According to St. Benedict of Cluse, the Rule contains “all evan­gelical and apostolic perfection.”
[6] History confirms this judgment. It would be a mistake to see it only as a stage in an evolution

still in process. No doubt it is that in a number of its practical provisions, now obsolete. There is room, yes need, for constant adaptation and, in some areas, for greater precision. But the doctrinal parts that predominate and form the bedrock of Benedictinism are of perma­nent value.

“You ask me what I think,” wrote a mystic of the seventeenth century, Marie of the Incarnation. “My reply is that the quintes­sence of perfection is contained [in this Rule]. There is no Order in the Church that does not owe its most sacred endowments to St. Benedict and his saintly sons and daughters.” [7]

 



[1] Book II of the Dialogues of St. Gregory (which deals with St. Benedict) is cited from Life and Miracles of St. Benedict, trans. Odo J. Zimmermann, O.S.B., and  Benedict R. Avery, O.S.B. (Collegeville, Minnesota: The Liturgical Press, 1949).

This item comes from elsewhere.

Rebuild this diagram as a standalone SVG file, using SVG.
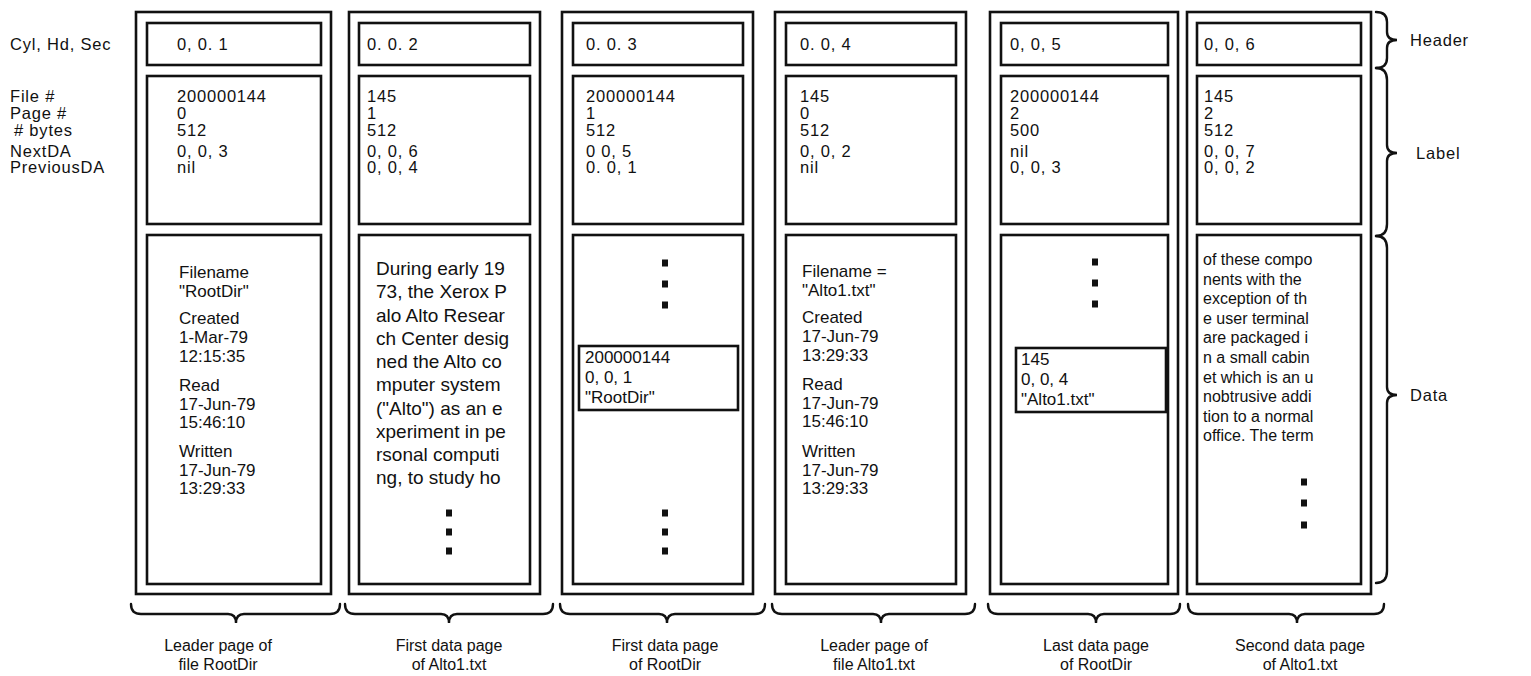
<svg xmlns="http://www.w3.org/2000/svg" width="1531" height="676" viewBox="0 0 1531 676">
<style>
text{font-family:"Liberation Sans",Arial,sans-serif;fill:#111;}
.lab{font-size:16.5px;letter-spacing:0.8px;}
.h{font-size:16.5px;letter-spacing:0.8px;}
.t{font-size:17px;}
.p{font-size:19px;}
.q{font-size:16px;}
.s{font-size:17px;}
.bt{font-size:16px;text-anchor:middle;}
.outer{fill:none;stroke:#111;stroke-width:2.6;}
.inner{fill:none;stroke:#111;stroke-width:2.6;}
.brace{fill:none;stroke:#111;stroke-width:2.4;stroke-linecap:round;}
.dot{fill:#111;}
</style>
<defs>
<rect id="dot" class="dot" x="-3" y="-3.5" width="6" height="7"/>
</defs>
<rect width="1531" height="676" fill="#fff"/>

<g id="row-labels">
<text class="lab" x="10" y="50">Cyl, Hd, Sec</text>
<text class="lab"><tspan x="10" y="102">File #</tspan><tspan x="10" y="119">Page #</tspan><tspan x="14" y="136"># bytes</tspan><tspan x="10" y="156.5">NextDA</tspan><tspan x="10" y="173">PreviousDA</tspan></text>
</g>

<g id="page1">
<rect class="outer" x="136" y="12" width="195" height="582"/>
<rect class="inner" x="147" y="23" width="174" height="42"/>
<rect class="inner" x="147" y="76" width="174" height="148"/>
<rect class="inner" x="147" y="235" width="174" height="349"/>
<text class="h" x="177" y="50">0, 0. 1</text>
<text class="h"><tspan x="177" y="102">200000144</tspan><tspan x="177" y="119">0</tspan><tspan x="177" y="136">512</tspan><tspan x="177" y="156.5">0, 0, 3</tspan><tspan x="177" y="173">nil</tspan></text>
<text class="t"><tspan x="179" y="278">Filename</tspan><tspan x="179" y="297">"RootDir"</tspan><tspan x="179" y="324">Created</tspan><tspan x="179" y="343">1-Mar-79</tspan><tspan x="179" y="362">12:15:35</tspan><tspan x="179" y="391">Read</tspan><tspan x="179" y="409.5">17-Jun-79</tspan><tspan x="179" y="428">15:46:10</tspan><tspan x="179" y="457">Written</tspan><tspan x="179" y="475.5">17-Jun-79</tspan><tspan x="179" y="494">13:29:33</tspan></text>
</g>

<g id="page2">
<rect class="outer" x="349" y="12" width="191" height="582"/>
<rect class="inner" x="359" y="23" width="171" height="42"/>
<rect class="inner" x="359" y="76" width="171" height="148"/>
<rect class="inner" x="359" y="235" width="171" height="349"/>
<text class="h" x="367" y="50">0. 0. 2</text>
<text class="h"><tspan x="367" y="102">145</tspan><tspan x="367" y="119">1</tspan><tspan x="367" y="136">512</tspan><tspan x="367" y="156.5">0, 0, 6</tspan><tspan x="367" y="173">0, 0, 4</tspan></text>
<text class="p"><tspan x="376" y="275">During early 19</tspan><tspan x="376" y="298">73, the Xerox P</tspan><tspan x="376" y="321.5">alo Alto Resear</tspan><tspan x="376" y="344.5">ch Center desig</tspan><tspan x="376" y="368">ned the Alto co</tspan><tspan x="376" y="391">mputer system</tspan><tspan x="376" y="414.5">("Alto") as an e</tspan><tspan x="376" y="437.5">xperiment in pe</tspan><tspan x="376" y="461">rsonal computi</tspan><tspan x="376" y="484">ng, to study ho</tspan></text>
<use href="#dot" x="449" y="513"/>
<use href="#dot" x="449" y="532"/>
<use href="#dot" x="449" y="551"/>
</g>

<g id="page3">
<rect class="outer" x="562" y="12" width="191" height="582"/>
<rect class="inner" x="573" y="23" width="170" height="42"/>
<rect class="inner" x="573" y="76" width="170" height="148"/>
<rect class="inner" x="573" y="235" width="170" height="349"/>
<text class="h" x="586" y="50">0. 0. 3</text>
<text class="h"><tspan x="586" y="102">200000144</tspan><tspan x="586" y="119">1</tspan><tspan x="586" y="136">512</tspan><tspan x="586" y="156.5">0  0, 5</tspan><tspan x="586" y="173">0. 0, 1</tspan></text>
<use href="#dot" x="665" y="263"/>
<use href="#dot" x="665" y="284"/>
<use href="#dot" x="665" y="305"/>
<rect class="inner" x="579" y="346" width="159" height="64"/>
<text class="s"><tspan x="585" y="363">200000144</tspan><tspan x="585" y="383">0, 0, 1</tspan><tspan x="585" y="403">"RootDir"</tspan></text>
<use href="#dot" x="665" y="513"/>
<use href="#dot" x="665" y="532"/>
<use href="#dot" x="665" y="551"/>
</g>

<g id="page4">
<rect class="outer" x="775" y="12" width="191" height="582"/>
<rect class="inner" x="786" y="23" width="170" height="42"/>
<rect class="inner" x="786" y="76" width="170" height="148"/>
<rect class="inner" x="786" y="235" width="170" height="349"/>
<text class="h" x="800" y="50">0. 0, 4</text>
<text class="h"><tspan x="800" y="102">145</tspan><tspan x="800" y="119">0</tspan><tspan x="800" y="136">512</tspan><tspan x="800" y="156.5">0, 0, 2</tspan><tspan x="800" y="173">nil</tspan></text>
<text class="t"><tspan x="802" y="277">Filename =</tspan><tspan x="802" y="296">"Alto1.txt"</tspan><tspan x="802" y="323">Created</tspan><tspan x="802" y="342">17-Jun-79</tspan><tspan x="802" y="361">13:29:33</tspan><tspan x="802" y="390">Read</tspan><tspan x="802" y="408.5">17-Jun-79</tspan><tspan x="802" y="427">15:46:10</tspan><tspan x="802" y="457">Written</tspan><tspan x="802" y="475.5">17-Jun-79</tspan><tspan x="802" y="494">13:29:33</tspan></text>
</g>

<g id="page5">
<rect class="outer" x="990" y="12" width="188" height="582"/>
<rect class="inner" x="1001" y="23" width="167" height="42"/>
<rect class="inner" x="1001" y="76" width="167" height="148"/>
<rect class="inner" x="1001" y="235" width="167" height="349"/>
<text class="h" x="1010" y="50">0, 0, 5</text>
<text class="h"><tspan x="1010" y="102">200000144</tspan><tspan x="1010" y="119">2</tspan><tspan x="1010" y="136">500</tspan><tspan x="1010" y="156.5">nil</tspan><tspan x="1010" y="173">0, 0, 3</tspan></text>
<use href="#dot" x="1095" y="262"/>
<use href="#dot" x="1095" y="283"/>
<use href="#dot" x="1095" y="304"/>
<rect class="inner" x="1016" y="348" width="150" height="64"/>
<text class="s"><tspan x="1021" y="365">145</tspan><tspan x="1021" y="385">0, 0, 4</tspan><tspan x="1021" y="405">"Alto1.txt"</tspan></text>
</g>

<g id="page6">
<rect class="outer" x="1187" y="12" width="184" height="582"/>
<rect class="inner" x="1197" y="23" width="164" height="42"/>
<rect class="inner" x="1197" y="76" width="164" height="148"/>
<rect class="inner" x="1197" y="235" width="164" height="349"/>
<text class="h" x="1204" y="50">0, 0, 6</text>
<text class="h"><tspan x="1204" y="102">145</tspan><tspan x="1204" y="119">2</tspan><tspan x="1204" y="136">512</tspan><tspan x="1204" y="156.5">0, 0, 7</tspan><tspan x="1204" y="173">0, 0, 2</tspan></text>
<text class="q"><tspan x="1203" y="265">of these compo</tspan><tspan x="1203" y="284.6">nents with the</tspan><tspan x="1203" y="304.2">exception of th</tspan><tspan x="1203" y="323.8">e user terminal</tspan><tspan x="1203" y="343.4">are packaged i</tspan><tspan x="1203" y="363">n a small cabin</tspan><tspan x="1203" y="382.6">et which is an u</tspan><tspan x="1203" y="402.2">nobtrusive addi</tspan><tspan x="1203" y="421.8">tion to a normal</tspan><tspan x="1203" y="441.4">office.  The term</tspan></text>
<use href="#dot" x="1304" y="482"/>
<use href="#dot" x="1304" y="503"/>
<use href="#dot" x="1304" y="525"/>
</g>

<g id="connectors">
<path class="brace" d="M1376 12 Q1387 12 1387 22 L1387 32 Q1387 40 1397 40 Q1387 40 1387 48 L1387 58 Q1387 68 1376 68"/>
<path class="brace" d="M1376 68 Q1387 68 1387 80 L1387 145 Q1387 153 1397 153 Q1387 153 1387 161 L1387 224 Q1387 236 1376 236"/>
<path class="brace" d="M1376 236 Q1387 236 1387 248 L1387 387 Q1387 395 1397 395 Q1387 395 1387 403 L1387 571 Q1387 583 1376 583"/>
<path class="brace" d="M131 604 Q131 614 141 614 L228 614 Q236 614 236 623 Q236 614 244 614 L330 614 Q340 614 340 604"/>
<path class="brace" d="M345 604 Q345 614 355 614 L441 614 Q449 614 449 623 Q449 614 457 614 L543 614 Q553 614 553 604"/>
<path class="brace" d="M560 604 Q560 614 570 614 L659 614 Q667 614 667 623 Q667 614 675 614 L755 614 Q765 614 765 604"/>
<path class="brace" d="M772 604 Q772 614 782 614 L873 614 Q881 614 881 623 Q881 614 889 614 L965 614 Q975 614 975 604"/>
<path class="brace" d="M988 604 Q988 614 998 614 L1088 614 Q1096 614 1096 623 Q1096 614 1104 614 L1170 614 Q1180 614 1180 604"/>
<path class="brace" d="M1188 604 Q1188 614 1198 614 L1289 614 Q1297 614 1297 623 Q1297 614 1305 614 L1374 614 Q1384 614 1384 604"/>
</g>

<g id="section-labels" class="lab">
<text x="1410" y="46">Header</text>
<text x="1416" y="159">Label</text>
<text x="1410" y="401">Data</text>
</g>

<g id="page-captions" class="bt">
<text><tspan x="218" y="651">Leader page of</tspan><tspan x="218" y="670">file RootDir</tspan></text>
<text><tspan x="449" y="651">First data page</tspan><tspan x="449" y="670">of Alto1.txt</tspan></text>
<text><tspan x="665" y="651">First data page</tspan><tspan x="665" y="670">of RootDir</tspan></text>
<text><tspan x="874" y="651">Leader page of</tspan><tspan x="874" y="670">file Alto1.txt</tspan></text>
<text><tspan x="1096" y="651">Last data page</tspan><tspan x="1096" y="670">of RootDir</tspan></text>
<text><tspan x="1300" y="651">Second data page</tspan><tspan x="1300" y="670">of Alto1.txt</tspan></text>
</g>
</svg>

The letter D and the number stand for Book II of the Dialogues and the section.

[2] The Conferences and the Institutes are works of John Cassian (d. 440), the principal source for Western monks of the monastic traditions of Egypt.

[3]
     St. Benedict's Rule for Monasteries
, trans. Leonard J. Doyle (Collegeville, Minnesota: The Liturgical Press, 1948).
The letter R and the number stand for the Rule of St. Benedict and the chapter.

[4]
     A Greek derivative denoting a precept, a pointed saying, a didactic maxim with incisive meaning.
The collections of apothegms reflect the teaching of Egyptian and Palestinian monks.

[5] In an effort to produce a sort of commentary on St. Benedict's Rule, Benedict of Aniane (750-821) assembled parallel passages from early monastic rules of his acquaintance.

[6] Vita, n. 4,  Monumenta Germaniae Historica, Scriptorum, XII (Hanover, 1856), 199.

[7]   Correspondence, Letter 81 (1644), Solesmes, 1971, 228.